While the median income has increased since the storm, this metric is divided along racial lines too. The post-Katrina New Orleans has a larger gap between black incomes and white incomes than before. The median income for black residents is about $25,000 a year and hasn’t changed much since before the storm, compared to the $60,000 median income for whites. Almost half of the black population is in the lowest income bracket, making less than $20,900 per year, according to a study released by the National Urban League.
Since the storm, upward mobility has been an almost exclusively white phenomenon. The share of white families earning more than $105,000 per year has grown from 20 to 30 percent, while the figure for blacks is only 7 percent – exactly where it was before Katrina.
This is probably because many of those living in the city now are not those who had left. The LSU study found that more than a quarter of the city’s current residents hadn’t lived there before Katrina. These new residents are more likely to be college-educated and white than those who lived in New Orleans before 2005.
The recovery of New Orleans is coming not only in the form of rebuilding, but also making the city stronger than before. Much of the flooding the city suffered was a man-made disaster, rather than a natural one, due to an oversight by the US Army Corps of Engineers.
Hundreds of miles of floodwalls that protected the city failed in critical areas when Katrina struck, leading to 80 percent of New Orleans being flooded. The inadequate system of levees was greenlighted even after the Corps of Engineers ran a study that predicted the likelihood of its failure. The design chosen saved the government $100 million, but the tradeoffs were immeasurable.
“At the end of that study, the guys who prepared the study said that additional study is necessary because this test failed. General Whatshisname, Colonel Whatshisname and the other Colonel Whatshisname probably ignored that one line,” HJ Bosworth Jr., engineer and researcher for the activist group Levees.org, told RT.
Hindsight is 20/20, and the Corps did its best to fix its mistake by installing a much sturdier system of levees that can resist the next Hurricane Katrina. This time they didn’t cut any corners, with the total cost coming to $14.5 billion.
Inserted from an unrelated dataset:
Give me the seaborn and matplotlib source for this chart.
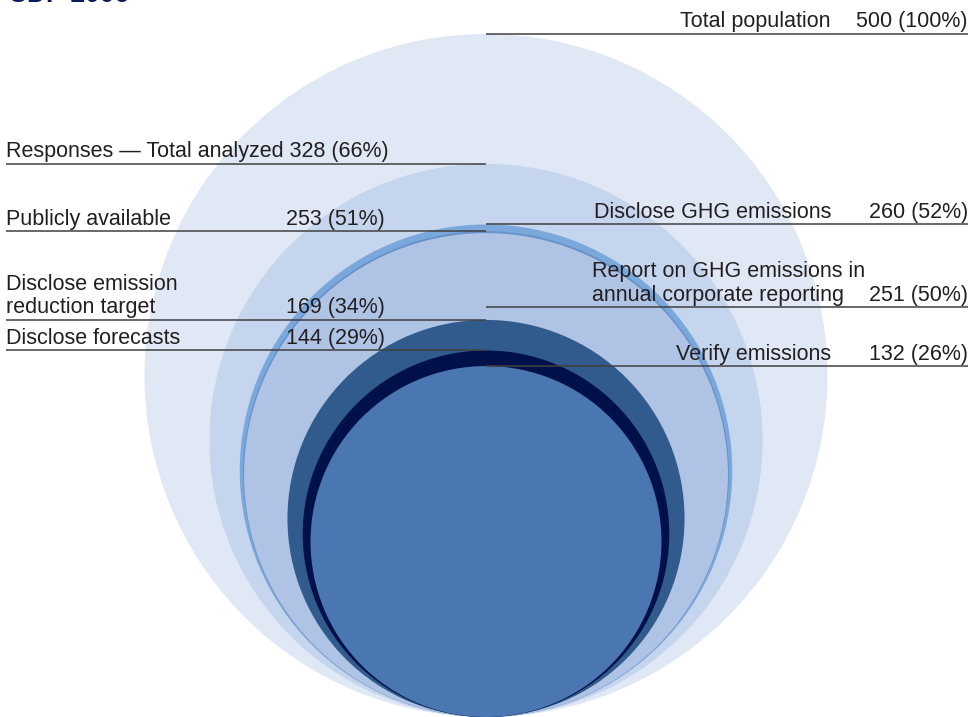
import numpy as np
import pandas as pd
import matplotlib
matplotlib.use("Agg")
import matplotlib.pyplot as plt
from matplotlib.patches import Circle
import seaborn as sns

# ---- data -------------------------------------------------------------
categories = [
    "Total population",
    "Responses \u2014 Total analyzed",
    "Disclose GHG emissions",
    "Publicly available",
    "Report on GHG emissions in\nannual corporate reporting",
    "Disclose emission\nreduction target",
    "Disclose forecasts",
    "Verify emissions",
]
counts = [500, 328, 260, 253, 251, 169, 144, 132]
percents = [100, 66, 52, 51, 50, 34, 29, 26]
fill_colors = ["#e0e8f5", "#c6d5ee", "#7ba8da", "#6791cb",
               "#afc4e5", "#305b8c", "#001048", "#4a77b1"]

df = pd.DataFrame({"category": categories, "count": counts,
                   "pct": percents, "color": fill_colors})

# ---- layout (pixel-like canvas units, y grows downward) ---------------
W, H = 970, 717
CX = 486            # common centre line of the circles
BOTTOM = 717        # all circles touch this line
R_MAX = 341.5       # radius of the full population circle
side = ["right", "left", "right", "left", "right", "left", "left", "right"]
# leader lines sit on the circle tops; this one is moved down for room
line_override = {4: 307}

TEXT = "#231f20"
LINE = "#404040"
FS = 15.5

sns.set_theme(style="white")
plt.rcParams["font.family"] = ["Liberation Sans", "DejaVu Sans"]

fig = plt.figure(figsize=(W / 100, H / 100), dpi=100)
ax = fig.add_axes([0, 0, 1, 1])
ax.set_xlim(0, W)
ax.set_ylim(H, 0)
ax.set_aspect("equal")
ax.axis("off")

# circles: area proportional to the number of companies
df["radius"] = R_MAX * np.sqrt(df["count"] / df["count"].max())
for _, row in df.sort_values("count", ascending=False).iterrows():
    r = row["radius"]
    ax.add_patch(Circle((CX, BOTTOM - r), r, facecolor=row["color"],
                        edgecolor="none", linewidth=0, zorder=1))

# labels and leader lines
for i, row in df.iterrows():
    top = BOTTOM - 2 * row["radius"]
    ly = line_override.get(i, top)
    value = f"{row['count']} ({row['pct']}%)"
    ty = ly - 6.5
    if side[i] == "right":
        ax.plot([CX, 968], [ly, ly], color=LINE, lw=1.1,
                solid_capstyle="butt", zorder=3)
        ax.text(968, ty, value, ha="right", va="baseline",
                fontsize=FS, color=TEXT, zorder=4)
        if i == 4:
            ax.text(592, ty, row["category"], ha="left", va="baseline",
                    fontsize=FS, color=TEXT, linespacing=1.15, zorder=4)
        else:
            ax.text(831, ty, row["category"], ha="right", va="baseline",
                    fontsize=FS, color=TEXT, linespacing=1.15, zorder=4)
    else:
        ax.plot([6, CX], [ly, ly], color=LINE, lw=1.1,
                solid_capstyle="butt", zorder=3)
        if i == 1:
            ax.text(6, ty, f"{row['category']} {value}", ha="left",
                    va="baseline", fontsize=FS, color=TEXT, zorder=4)
        else:
            ax.text(6, ty, row["category"], ha="left", va="baseline",
                    fontsize=FS, color=TEXT, linespacing=1.15, zorder=4)
            ax.text(286, ty, value, ha="left", va="baseline",
                    fontsize=FS, color=TEXT, zorder=4)

# heading, running off the top edge
ax.text(8, 1.5, "CDP 2006", ha="left", va="baseline", fontsize=19,
        fontweight="bold", color="#0b1a5a", clip_on=False)

fig.savefig("out.png", dpi=100)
Engineers say that the new system's immediate aim is to be able to stand up against a 100-year storm – that is, a storm so powerful that it is statistically expected to occur only once every 100 years. For comparison, Katrina was a 150-year storm when it reached New Orleans.
But more than any sturdy engineering, it may be the unique character of New Orleans and its residents that allowed it to weather this storm.
“We've been through so much, and 10 years after, Hurricane Katrina is just an indicator that we're still standing,” Arthur Johnson with the Lower 9th Ward Center for Sustainable Engagement and Development told RT. “We still believe in ourselves; we still believe in our culture.”